04 August 2021

Reading list: July - September 2020

 
Vincent Eras, Locks and Keys throughout the Ages. Watchung, NJ: Artisan Ideas, 2019.

I was hoping for something to help learn to use a lock-pick set, but got a reminder that there are many ways to achieve the same goal. Security may be best served by using a variety of techniques to foil those prepared to breech a specific defense.

This volume is a reprinting of the 1957 edition, originally published by LIPS Safe and Lock Manufacturing, the author’s employer. It provides an amply-illustrated history of locks in general, then proceeds to chapters on various modern lock types. It is full of good and useful information. Unfortunately, it is also very dry, using passive voice and stiff, midcentury business-formal constructions. Recommended, nonetheless, for both locksmiths and thieves.


Colson Whitehead, Underground Railroad. NY: Doubleday, 2016.

Two-time Pulitzer Prizewinning Whitehead makes the same move here the Velvet Underground’s cover designer made for “Loaded” and takes the phrase literally. Cora, like her mother, runs away from her plantation in Georgia. The story follows her escape, as does a slave catcher, to South Carolina and beyond.


Neal Stephenson, Snow Crash. NY: Bantam, 1992.

With its focus on viruses, this cyberpunk classic is once again a timely -- and quick -- read.


Lief Enger, Virgil Wander. NY: Grove Atlantic, 2018.

So many times, it made me stop and reread just for joy. One key element doesn’t work, but it’s easy to overlook, especially given its resolution.


Ta-Neshi Coates, Brian Stelfreeze, et al, Black Panther vol. 1 - 3, #1 - 12. NY: Marvel, 2016.

This series finds Wakanda falling into civil war, as the nation’s foremost philosopher’s revolutionary cry “No one man” takes hold; Shuri is trapped, undead, in the plane of memory, and T’Challa is conflicted about how to respond.


Roxane Gay, Untamed State. NY: Black Cat, 2014.

“...though I couldn’t know then the price I would pay for that love” is a warning label at the end of chapter five, one I heed. Though Gay’s tale of an American, kidnapped outside her father’s home in Haiti, is compelling, told in an immediate, powerful first person voice -- one that makes clear she survives, as it looks back -- I do not want to know the price, so I returned this (very good) book to my library unread.
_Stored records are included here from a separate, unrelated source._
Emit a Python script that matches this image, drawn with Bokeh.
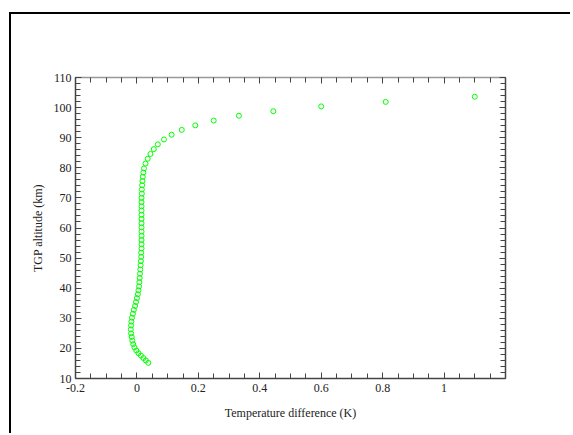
from bokeh.plotting import figure
from bokeh.models import (LinearAxis, FixedTicker, CustomJSTickFormatter, Range1d,
                          ColumnDataSource)
from bokeh.embed import file_html
from bokeh.resources import INLINE

altitude = [15.2, 16.0, 16.8, 17.6, 18.4, 19.3, 20.3, 21.4, 22.6, 23.8, 25.0, 26.3,
            27.6, 28.9, 30.2, 31.5, 32.8, 34.1, 35.4, 36.7, 38.0, 39.3, 40.6, 42.0,
            43.4, 44.8, 46.2, 47.6, 49.0, 50.4, 51.8, 53.2, 54.6, 56.0, 57.4, 58.8,
            60.2, 61.6, 63.0, 64.4, 65.8, 67.2, 68.6, 70.0, 71.4, 72.8, 74.2, 75.6,
            77.0, 78.4, 79.8, 81.4, 83.0, 84.6, 86.2, 87.8, 89.4, 91.0, 92.6, 94.1,
            95.7, 97.3, 98.8, 100.4, 101.9, 103.6]
temp_diff = [0.037, 0.029, 0.021, 0.013, 0.005, -0.002, -0.008, -0.012, -0.015, -0.017,
             -0.019, -0.020, -0.019, -0.018, -0.016, -0.013, -0.010, -0.006, -0.003,
             0.000, 0.003, 0.005, 0.007, 0.008, 0.009, 0.010, 0.011, 0.012, 0.013,
             0.014, 0.014, 0.015, 0.015, 0.015, 0.015, 0.015, 0.015, 0.015, 0.015,
             0.015, 0.015, 0.015, 0.015, 0.015, 0.016, 0.016, 0.017, 0.018, 0.019,
             0.021, 0.023, 0.028, 0.035, 0.044, 0.055, 0.068, 0.088, 0.113, 0.146,
             0.19, 0.25, 0.332, 0.444, 0.60, 0.81, 1.10]

x_major = [-0.2, 0.0, 0.2, 0.4, 0.6, 0.8, 1.0]
x_minor = [round(-0.2 + 0.05 * i, 2) for i in range(29)]
y_major = [10, 20, 30, 40, 50, 60, 70, 80, 90, 100, 110]
y_minor = list(range(10, 111, 2))

x_title = "Temperature difference (K)"
y_title = "TGP altitude (km)"

FONT = "Liberation Serif"

p = figure(width=561, height=421, output_backend="svg", toolbar_location=None,
           x_range=Range1d(-0.2, 1.2), y_range=Range1d(10, 110),
           x_axis_type=None, y_axis_type=None,
           min_border_left=64, min_border_top=63, min_border_right=67,
           min_border_bottom=57)
p.styles = {"margin-left": "9px", "margin-top": "12px",
            "border-left": "2px solid black", "border-top": "2px solid black"}
p.outline_line_color = None
p.background_fill_color = "white"
p.border_fill_color = "white"

xt = FixedTicker(ticks=x_major, minor_ticks=x_minor)
yt = FixedTicker(ticks=y_major, minor_ticks=y_minor)
xfmt = CustomJSTickFormatter(code="return String(Math.round(tick*10)/10);")


def style_axis(ax, color, labels=True):
    ax.axis_line_color = color
    ax.axis_line_width = 1.5
    ax.major_tick_line_color = "#444444"
    ax.minor_tick_line_color = "#444444"
    ax.major_tick_in = 6
    ax.major_tick_out = 0
    ax.minor_tick_in = 5
    ax.minor_tick_out = 0
    ax.major_label_text_font = FONT
    ax.major_label_text_font_size = "12px"
    ax.major_label_text_color = "#222222" if labels else None
    ax.axis_label_text_font = FONT
    ax.axis_label_text_font_size = "12px"
    ax.axis_label_text_font_style = "normal"
    ax.axis_label_text_color = "#222222"


xb = LinearAxis(ticker=xt, formatter=xfmt, axis_label=x_title)
style_axis(xb, "#444444")
xb.major_label_standoff = 5
xb.axis_label_standoff = 11
p.add_layout(xb, "below")

xa = LinearAxis(ticker=xt, formatter=xfmt)
style_axis(xa, "#999999", labels=False)
p.add_layout(xa, "above")

yl = LinearAxis(ticker=yt, axis_label=y_title)
style_axis(yl, "#444444")
yl.major_label_standoff = 4
yl.axis_label_standoff = 6
p.add_layout(yl, "left")

yr = LinearAxis(ticker=yt)
style_axis(yr, "#444444", labels=False)
p.add_layout(yr, "right")

p.xgrid.ticker = FixedTicker(ticks=x_major)
p.ygrid.ticker = FixedTicker(ticks=y_major)
for g in (p.xgrid, p.ygrid):
    g.grid_line_color = "#777777"
    g.grid_line_dash = "1 2"
    g.grid_line_width = 1

src = ColumnDataSource(data=dict(x=temp_diff, y=altitude))
p.scatter("x", "y", source=src, marker="circle", size=5, fill_color=None,
          line_color="#00ff00", line_width=1)

open("out.html", "w").write(file_html(p, INLINE))
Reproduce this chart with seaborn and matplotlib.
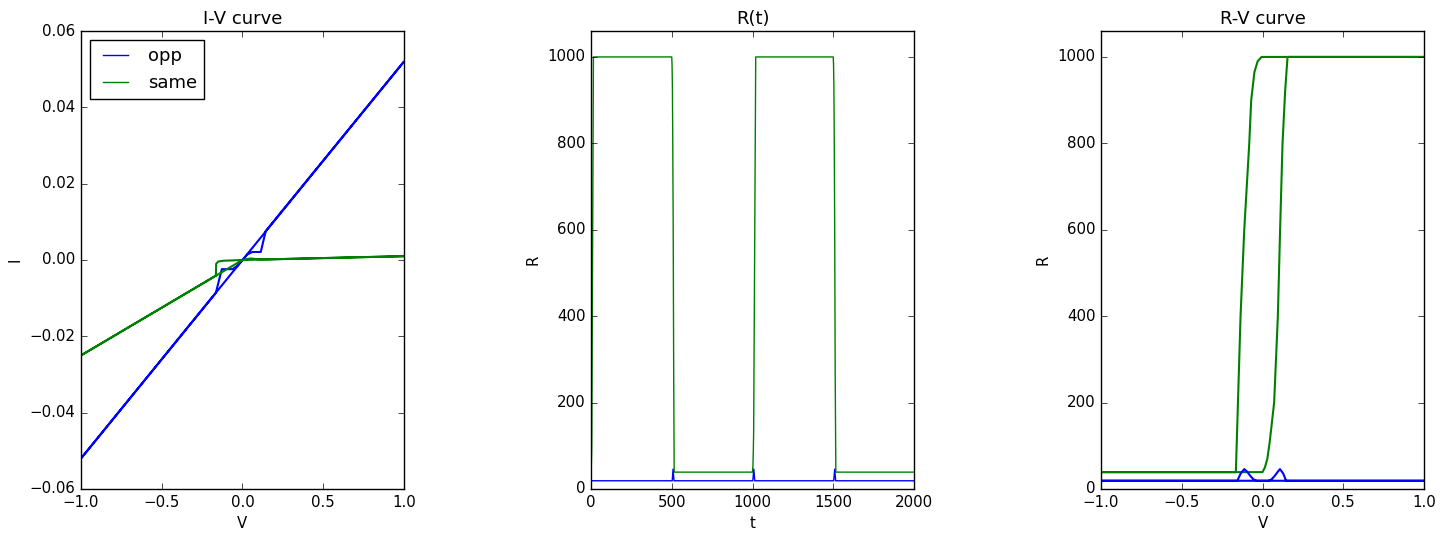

Rainer Maria Rilke (trans. MD Herther Norton), Sonnets for Orpheus. NY: Norton, 1942.

The other day I said, offhand, that Rilke’s Sonnets for Orpheus is one of my favorite books. There is no need to justify this statement, but having made it about a book I hadn’t read in thirty years, I needed to verify. And yes, it still holds. These poems create an exquisite image of our place in eternity. Petrarchan in the German, Norton’s translation is necessarily less concerned with rhyme than sense, and somewhat ethereal.


Shruti Swamy, A House Is a Body. Chapel Hill: Algonquin, 2020.

This collection, it is almost indescribable. The stories are so finely drawn, so full of physical being, that the ephemeral nature of the moments within passes unnoticed, as moments do. Simple declaratives -- this is -- take the place of emotional exploration; things unsaid loom large; like life itself, there is no resolution. I would read it again, but I can’t keep this book -- it simply must be shared. It is too good to hoard for myself.


Gary Cieradkowski, League of Outsider Baseball. NY: Touchstone, 2015.

This is a beautiful book. The most obvious attraction is the illustrations of ballplayers, each an original by the man responsible for graphic design at Baltimore’s Camden Yards and author of the Infinite Baseball Card Set blog. Inspired by conversations with his father, it is an exploration of the colorful, the outlandish, and the forgotten among those players who make the national pastime such an interesting way to spend time.


James Gapinski, Fruit Rot. Indianapolis: Etchings Press, 2020.

This little contemporary morality tale is about gifts and their value. A tree sprouts in a poor couple’s yard; the bite of its fruit heals the person who eats it, entirely, of any and all ills. The fruit turns black upon exposure to air, and a second bite from this blackened fruit kills the immediate family of the person eating it. The couple is soon wealthy.